Telling a woman to “man up” doesn’t exactly count as progressive, but at least the British romcom Man Up reverses gender stereotypes less clumsily than Trainwreck did. Here, it’s Jack (Simon Pegg) who’s prone to public crying jags yet undeterred from seeking happiness, and it’s Nancy (Lake Bell, doing a passable English accent) who’s retreated from the world and prefers to sit around lip-syncing all the dialogue from The Silence Of The Lambs. That’s about as distinctive as the movie gets, though. Apart from a brief, glorious stretch during which Jack and Nancy actively despise each other, allowing Pegg and Bell to truly cut loose, Man Up mostly squanders a promising premise and hits a whole lot of familiar beats. Nancy’s “mantras,” written in a notebook, include “Put yourself out there” and “Take chances,” but she’s stuck in a movie that isn’t terribly interested in doing either. Rather than aim for uproarious, it constantly settles for amusing.

Shame, because the meet-cute had real potential. On a train to her parents’ house to celebrate their 40th wedding anniversary, Nancy sits opposite a chirpy, pushy young woman named Jessica (Ophelia Lovibond) toting a self-help book, which she urges cynical Nancy to read. Jessica even winds up leaving her copy of the book behind for Nancy—though she has to quickly buy another at the train station’s bookstore after disembarking, because the book is her equivalent of a white carnation, meant to identify her to the blind date she’s meeting at the station. Instead, Jack, the blind date, mistakenly assumes that Nancy is Jessica, and Nancy, feeling lonely and finding him appealing, doesn’t correct his error. This proves a bit tricky, since Jack was expecting a 24-year-old triathlete, but Nancy manages to keep the charade going… at least until she happens to run into an old classmate (Rory Kinnear) who’s been nursing a crush on her since grade school and sees an opportunity to leverage his knowledge of her real identity into some nookie.
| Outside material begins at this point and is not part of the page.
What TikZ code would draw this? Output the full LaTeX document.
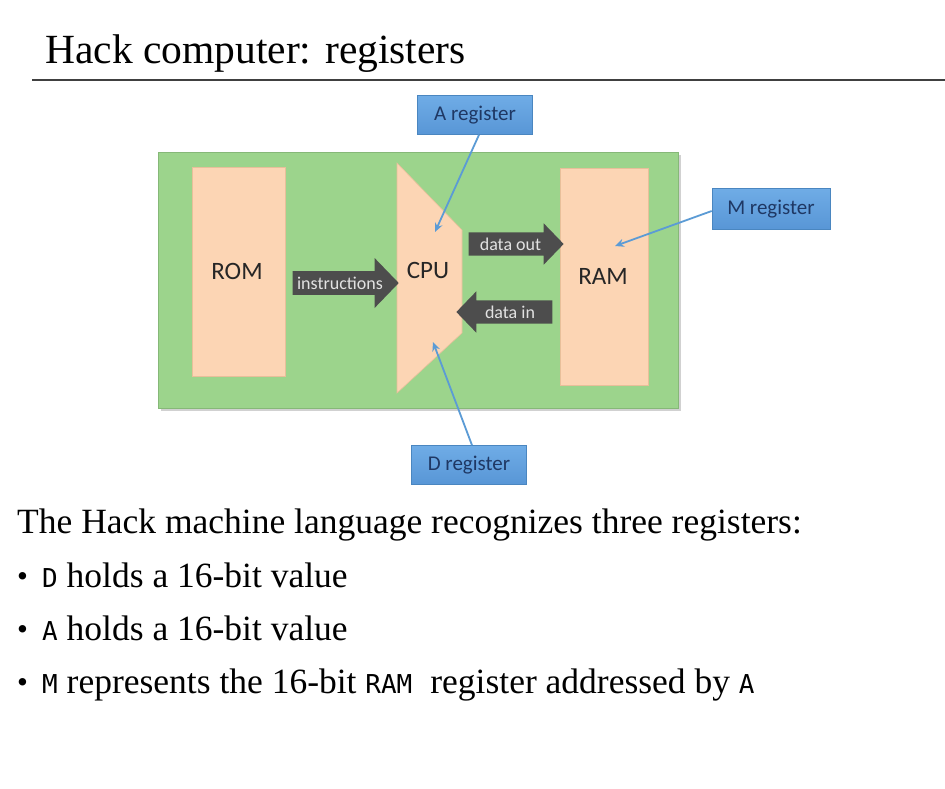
\documentclass[tikz,border=0pt]{standalone}
\usepackage{fontspec}
\setmainfont{Liberation Serif}
\newfontfamily\diagfont{Carlito}
\newfontfamily\codefont{DejaVu Sans Mono}
\usetikzlibrary{shapes.arrows,arrows.meta}

\definecolor{boardgreen}{HTML}{9CD48C}
\definecolor{boardedge}{HTML}{86B878}
\definecolor{chippeach}{HTML}{FCD5B4}
\definecolor{chipedge}{HTML}{E8BF9A}
\definecolor{busgray}{HTML}{4D4D4D}
\definecolor{bustext}{HTML}{E2E2E2}
\definecolor{tagblue}{HTML}{5896D6}
\definecolor{tagtop}{HTML}{6FACE6}
\definecolor{tagedge}{HTML}{4A86C0}
\definecolor{tagtext}{HTML}{1F3864}
\definecolor{pointer}{HTML}{5B9BD5}

\newcommand{\code}[1]{{\codefont\fontsize{26}{28}\selectfont #1}}
\newcommand{\dotmark}{\makebox[25pt][l]{\raisebox{0.5pt}{\fontsize{31}{31}\selectfont\textbullet}}}

\tikzset{
  chip/.style={fill=chippeach, draw=chipedge, line width=0.6pt},
  chiplabel/.style={font=\diagfont\fontsize{25}{28}\selectfont, text=black!85, inner sep=0pt},
  bus/.style={single arrow, fill=busgray, draw=none, text=bustext,
    font=\diagfont\fontsize{18}{20}\selectfont, inner xsep=1pt, inner ysep=5.5pt,
    text height=12pt, text depth=0pt, single arrow tip angle=92, anchor=center},
  tag/.style={draw=tagedge, line width=0.6pt, top color=tagtop, bottom color=tagblue,
    text=tagtext, font=\diagfont\fontsize{21}{24}\selectfont,
    minimum width=115pt, minimum height=39pt, inner sep=0pt},
  pointerline/.style={draw=pointer, line width=1.8pt, -{Stealth[length=9pt,width=8pt]}},
  bodytext/.style={font=\fontsize{35.5}{40}\selectfont, anchor=base west, inner sep=0pt},
}

\begin{document}
\begin{tikzpicture}[x=1pt, y=-1pt]
\useasboundingbox (0,0) rectangle (945,788);
\fill[white] (0,0) rectangle (945,788);

% heading and rule
\node[font=\fontsize{41.5}{46}\selectfont, anchor=base west, inner sep=0pt] (title) at (45,63) {Hack computer: registers};
\draw[line width=2pt, black!75] (32,80) -- (945,80);

% board with soft shadow
\fill[black!18] (161,155) rectangle (681,411);
\node[fill=boardgreen, draw=boardedge, line width=0.8pt, minimum width=520pt, minimum height=256pt,
  inner sep=0pt, anchor=north west] (board) at (158,152) {};

% memories
\node[chip, minimum width=93pt, minimum height=209pt, inner sep=0pt, anchor=north west] (rom) at (192,167) {};
\node[chiplabel] (romlabel) at (237,271) {ROM};
\node[chip, minimum width=88pt, minimum height=217pt, inner sep=0pt, anchor=north west] (ram) at (560,168) {};
\node[chiplabel] (ramlabel) at (603,276) {RAM};

% processor outline
\draw[chip] (397,163) -- (462,230) -- (462,333) -- (397,393) -- cycle;
\node[chiplabel] (cpu) at (428,270) {CPU};
\coordinate (cpuA) at (435,232);
\coordinate (cpuD) at (433,342);
\coordinate (ramM) at (615,246);

% data buses
\node[bus, minimum height=106pt, minimum width=50pt, single arrow head extend=13pt] (instr) at (340,283) {instructions};
\node[bus, minimum height=95pt, minimum width=40pt, single arrow head extend=9pt] (dout) at (510.5,244) {data out};
\node[bus, minimum height=96pt, minimum width=40pt, single arrow head extend=9pt, shape border rotate=180] (din) at (510,312) {data in};

% register tags
\node[tag] (areg) at (475,115) {A register};
\node[tag] (dreg) at (469,465) {D register};
\node[tag, minimum width=118pt, minimum height=41pt] (mreg) at (771,209) {M register};

\draw[pointerline] (areg.south) ++(4,0) coordinate (aStart) -- (cpuA);
\draw[pointerline] (dreg.north) ++(3,0) coordinate (dStart) -- (cpuD);
\draw[pointerline] (mreg.west) ++(0,2) coordinate (mStart) -- (ramM);

% explanatory text
\node[bodytext] (intro) at (17,533) {The Hack machine language recognizes three registers:};
\node[bodytext] (b1) at (17,587) {\dotmark\code{D} holds a 16-bit value};
\node[bodytext] (b2) at (17,640) {\dotmark\code{A} holds a 16-bit value};
\node[bodytext] (b3) at (17,693) {\dotmark\code{M} represents the 16-bit \code{RAM}\hspace{18pt}register addressed by \code{A}};
\end{tikzpicture}
\end{document}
For some reason, this whole first section of Man Up, with Nancy pretending to be Jessica, falls oddly flat—the jokes are feeble (Tess Morris, whose only previous credit is “additional writing by” on the widely panned The Love Punch, wrote the screenplay), and the deliberate awkwardness between Nancy and Jack feels more strained than comedic. Once Jack discovers the truth, however, the movie abruptly kicks into high gear, because he behaves like a normal person in that situation would: He’s appalled by Nancy’s deception, not charmed. His derision unleashes hers, and while there’s little doubt that they’ll end up together, their chemistry is strongest at its most Sam-and-Diane, with Nancy in particular going to town on 40-year-old Jack’s obsession with her being 34 rather than 24. Things revert to formula not long thereafter—director Ben Palmer (The Inbetweeners Movie) breaks out George Thorogood’s “Bad To The Bone” for a scene of decisive action, and shoots Jack running in slo-mo to Whitesnake’s “Here I Go Again” for the climax—but it’s refreshing to see psychopathic romantic behavior acknowledged as such for once.